What is needed
Copy each line in the data that includes the word "this".

** BEGIN **

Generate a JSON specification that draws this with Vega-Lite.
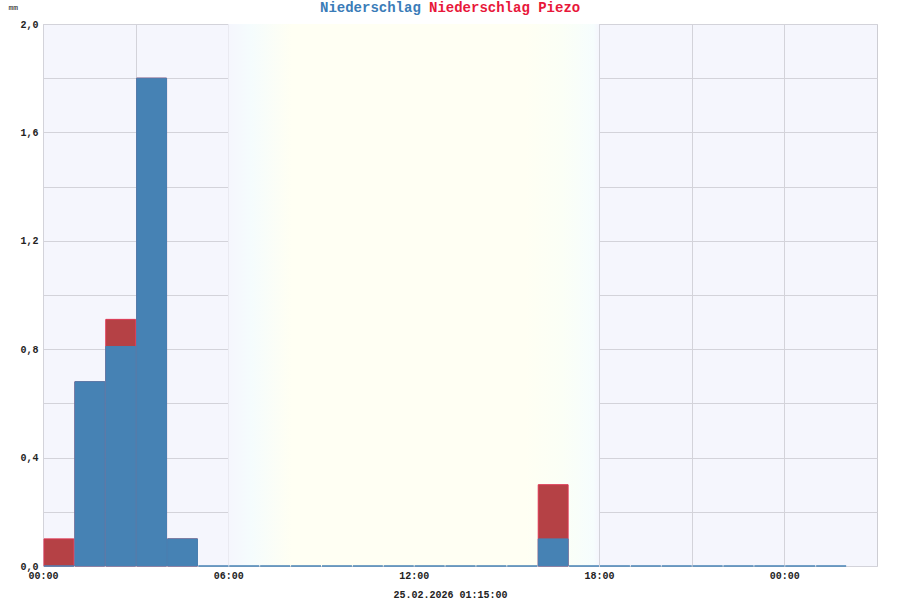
{
  "$schema": "https://vega.github.io/schema/vega-lite/v6.json",
  "autosize": "none",
  "width": 834,
  "height": 542,
  "padding": {"left": 43, "top": 24, "right": 23, "bottom": 34},
  "background": "white",
  "config": {
    "view": {"fill": "#f5f6fd", "stroke": "#cdcdd3", "strokeWidth": 1},
    "font": "Liberation Mono",
    "axis": {
      "labelFont": "Liberation Mono",
      "labelFontWeight": "bold",
      "labelFontSize": 10,
      "labelColor": "#222222",
      "gridColor": "#d3d3da",
      "gridOpacity": 1,
      "domain": false,
      "ticks": false
    }
  },
  "datasets": {
    "rain": [
      {"t": "2026-02-24T00:00", "series": "Niederschlag Piezo", "mm": 0.1},
      {"t": "2026-02-24T01:00", "series": "Niederschlag Piezo", "mm": 0.68},
      {"t": "2026-02-24T02:00", "series": "Niederschlag Piezo", "mm": 0.91},
      {"t": "2026-02-24T03:00", "series": "Niederschlag Piezo", "mm": 1.8},
      {"t": "2026-02-24T04:00", "series": "Niederschlag Piezo", "mm": 0.1},
      {"t": "2026-02-24T16:00", "series": "Niederschlag Piezo", "mm": 0.3},
      {"t": "2026-02-24T00:00", "series": "Niederschlag", "mm": 0},
      {"t": "2026-02-24T01:00", "series": "Niederschlag", "mm": 0.68},
      {"t": "2026-02-24T02:00", "series": "Niederschlag", "mm": 0.81},
      {"t": "2026-02-24T03:00", "series": "Niederschlag", "mm": 1.8},
      {"t": "2026-02-24T04:00", "series": "Niederschlag", "mm": 0.1},
      {"t": "2026-02-24T05:00", "series": "Niederschlag", "mm": 0},
      {"t": "2026-02-24T06:00", "series": "Niederschlag", "mm": 0},
      {"t": "2026-02-24T07:00", "series": "Niederschlag", "mm": 0},
      {"t": "2026-02-24T08:00", "series": "Niederschlag", "mm": 0},
      {"t": "2026-02-24T09:00", "series": "Niederschlag", "mm": 0},
      {"t": "2026-02-24T10:00", "series": "Niederschlag", "mm": 0},
      {"t": "2026-02-24T11:00", "series": "Niederschlag", "mm": 0},
      {"t": "2026-02-24T12:00", "series": "Niederschlag", "mm": 0},
      {"t": "2026-02-24T13:00", "series": "Niederschlag", "mm": 0},
      {"t": "2026-02-24T14:00", "series": "Niederschlag", "mm": 0},
      {"t": "2026-02-24T15:00", "series": "Niederschlag", "mm": 0},
      {"t": "2026-02-24T16:00", "series": "Niederschlag", "mm": 0.1},
      {"t": "2026-02-24T17:00", "series": "Niederschlag", "mm": 0},
      {"t": "2026-02-24T18:00", "series": "Niederschlag", "mm": 0},
      {"t": "2026-02-24T19:00", "series": "Niederschlag", "mm": 0},
      {"t": "2026-02-24T20:00", "series": "Niederschlag", "mm": 0},
      {"t": "2026-02-24T21:00", "series": "Niederschlag", "mm": 0},
      {"t": "2026-02-24T22:00", "series": "Niederschlag", "mm": 0},
      {"t": "2026-02-24T23:00", "series": "Niederschlag", "mm": 0},
      {"t": "2026-02-25T00:00", "series": "Niederschlag", "mm": 0},
      {"t": "2026-02-25T01:00", "series": "Niederschlag", "mm": 0}
    ],
    "daylight": [
      {"start": "2026-02-24T06:00", "end": "2026-02-24T18:00"}
    ]
  },
  "layer": [
    {
      "data": {"name": "daylight"},
      "mark": {
        "type": "rect",
        "fill": {
          "gradient": "linear",
          "x1": 0, "y1": 0, "x2": 1, "y2": 0,
          "stops": [
            {"offset": 0, "color": "#f5f6fd"},
            {"offset": 0.06, "color": "#f5fcfd"},
            {"offset": 0.17, "color": "#fffff3"},
            {"offset": 0.8, "color": "#fffff3"},
            {"offset": 0.9, "color": "#fbfff6"},
            {"offset": 0.985, "color": "#f6fdfd"},
            {"offset": 1, "color": "#f5f6fd"}
          ]
        }
      },
      "encoding": {
        "x": {"field": "start", "type": "temporal"},
        "x2": {"field": "end"}
      }
    },
    {
      "data": {"name": "rain"},
      "transform": [{"filter": "datum.series == 'Niederschlag Piezo'"}],
      "mark": {"type": "bar", "stroke": "#dc3550", "strokeWidth": 1},
      "encoding": {
        "x": {
          "field": "t",
          "type": "temporal",
          "timeUnit": "yearmonthdatehours",
          "scale": {
            "domain": [
              {"year": 2026, "month": 2, "date": 24, "hours": 0},
              {"year": 2026, "month": 2, "date": 25, "hours": 3}
            ]
          },
          "axis": {
            "values": [
              {"year": 2026, "month": 2, "date": 24, "hours": 0},
              {"year": 2026, "month": 2, "date": 24, "hours": 3},
              {"year": 2026, "month": 2, "date": 24, "hours": 6},
              {"year": 2026, "month": 2, "date": 24, "hours": 9},
              {"year": 2026, "month": 2, "date": 24, "hours": 12},
              {"year": 2026, "month": 2, "date": 24, "hours": 15},
              {"year": 2026, "month": 2, "date": 24, "hours": 18},
              {"year": 2026, "month": 2, "date": 24, "hours": 21},
              {"year": 2026, "month": 2, "date": 25, "hours": 0}
            ],
            "labelExpr": "hours(datum.value) % 6 == 0 ? timeFormat(datum.value, '%H:%M') : ''",
            "labelPadding": 4,
            "labelFlush": false,
            "title": "25.02.2026 01:15:00",
            "titleFont": "Liberation Mono",
            "titleFontWeight": "bold",
            "titleFontSize": 10,
            "titleColor": "#222222",
            "titleX": 407,
            "titleY": 31,
            "titleBaseline": "alphabetic"
          }
        },
        "y": {
          "field": "mm",
          "type": "quantitative",
          "stack": null,
          "scale": {"domain": [0, 2], "nice": false},
          "axis": {
            "values": [0, 0.2, 0.4, 0.6, 0.8, 1.0, 1.2, 1.4, 1.6, 1.8, 2.0],
            "labelExpr": "round(datum.value * 10) % 4 == 0 ? replace(format(datum.value, '.1f'), '.', ',') : ''",
            "labelPadding": 5,
            "labelFlush": false,
            "title": "mm",
            "titleAngle": 0,
            "titleFont": "Liberation Mono",
            "titleFontSize": 8,
            "titleFontWeight": "normal",
            "titleColor": "#222222",
            "titleAlign": "left",
            "titleBaseline": "alphabetic",
            "titleX": -35,
            "titleY": -15
          }
        },
        "color": {
          "field": "series",
          "type": "nominal",
          "scale": {"domain": ["Niederschlag", "Niederschlag Piezo"], "range": ["#4682b4", "#b54145"]},
          "legend": {
            "orient": "none",
            "legendX": 277,
            "legendY": -23,
            "padding": 0,
            "direction": "horizontal",
            "values": ["Niederschlag Piezo"],
            "title": "Niederschlag",
            "titleOrient": "left",
            "titleColor": "#3a7cb8",
            "titleFont": "Liberation Mono",
            "titleFontWeight": "bold",
            "titleFontSize": 14,
            "titlePadding": 8,
            "titleBaseline": "middle",
            "symbolSize": 0,
            "symbolStrokeWidth": 0,
            "symbolOpacity": 0,
            "labelOffset": -14,
            "labelColor": "#e8173a",
            "labelFont": "Liberation Mono",
            "labelFontWeight": "bold",
            "labelFontSize": 14
          }
        }
      }
    },
    {
      "data": {"name": "rain"},
      "transform": [{"filter": "datum.series == 'Niederschlag'"}],
      "mark": {"type": "bar", "stroke": "#4682b4", "strokeWidth": 1},
      "encoding": {
        "x": {"field": "t", "type": "temporal", "timeUnit": "yearmonthdatehours"},
        "y": {"field": "mm", "type": "quantitative", "stack": null},
        "color": {"field": "series", "type": "nominal"}
      }
    }
  ]
}
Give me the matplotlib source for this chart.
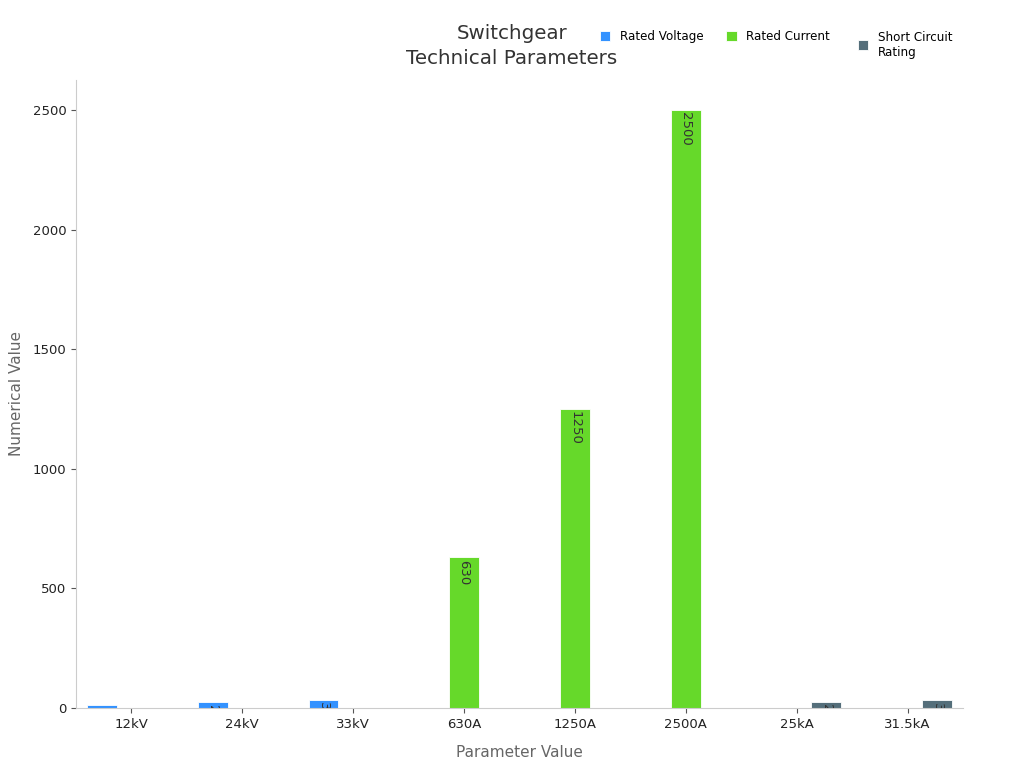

** END **

Exercise response
Generate a JSON specification that draws this with Vega-Lite.
Give me the matplotlib source for this chart.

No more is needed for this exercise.